Perhaps tail input plugin is more what you’re looking to use?

Thanks @Anaisdg for the respons,
Yes I can use the tail plugin but I think tail plugin has one limitation that it does not read the files which creates after telegraf service get up. That is why I am using file input plugin. Is there any solution for tail plugin for this issue ?

@Vivek_parody not sure I follow what your goal is? Are you trying to read new files as they come in? If so I would look at the directory monitor plugin.

Hey @jpowers, My goal is to read the kubernetes pod logs which writes on the directory /var/log/container/* . So if I use file plugin then its not maintaining the state. If I use tail plugin then its not reading the new file after the telegraf service gets up.
If you suggesting to use directory monitor plugin then will this plugin solve the above challenges?

I am still not clear why you are trying to use the state file.
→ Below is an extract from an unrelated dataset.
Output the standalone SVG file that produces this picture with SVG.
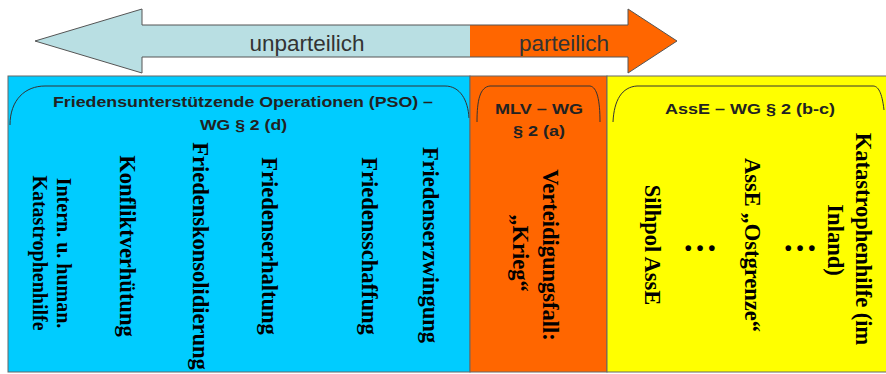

Are you constantly reloading telegraf?

So if I use file plugin then its not maintaining the state.

The file plugin reads the entire file at every collection interval. When reading logs this is
probably not what you want. It does not save state.

The tail plugin will effectively tail a file. Reading it from the beginning at first, and then each collection interval will only read new lines. This does save state, when the plugin is shutdown safely. A sudden shutdown will not save state.

The directory monitor plugin will monitor files as they come in, process them, and move on. I don’t believe this plugin monitors state as well.

Each have their own use-cases, even though they are very similar.

Thanks for your response @jpowers ,
For any cases telegraf may be down eg. For OOM killed or suppose need to update any config in the telegraf so need to restart the telegraf instance. I think saving the state is the basic functionality it should provide.
Since tail plugin does not read the new file I can not use it either.
Can I request any way to add the save state functionality in the telegraf file input plugin

1 Like

I think you are looking for similar to filebeat/fluentbit to read logs.

Yes exactly, an alternative for filebeat/fluentbit

A restart would save state as we have time to clean up. An OOM, is not in scope. That would be a sudden shutdown where Telegraf gets killed and is not a scenario we are after supporting.

Since tail plugin does not read the new file I can not use it either.

Tail reads new files at each gather interval.

Hi @jpowers,

A restart would save state as we have time to clean up. An OOM, is not in scope. That would be a sudden shutdown where Telegraf gets killed and is not a scenario we are after supporting.

I have deployed telegraf in kubernetes env as a pod. So when I am deleting the pod/container its not saving its state in the statefile. I have cross checked it manier times. May be telegraf does consider it as a sudden shutdown.

Tail reads new files at each gather interval.

Can you please provide me configurations for gather interval

That is probably the case

Can you please provide me configurations for gather interval

By default this is every 10 seconds. Otherwise it can be set in the agent settings:

[agent]
   interval = "10s"

That is probably the case

@jpowers Okay so I can not use file plugin for my case

Sorry for asking the same thing again but just for the confirmation, are you sure that telegraf tail plugin read the new files after it gets up because I have tried tail plugin its not reading the new file.

The gather function is called at each interval. Which will go and look for new files:

The tailNewFiles will glob based on your regex you provided. One other item is if you are on windows the watch_method may need to be poll.

Thanks @jpowers , Tail plugin is able to solve my problem as its writing state in statefile and also tailing the new files as well

1 Like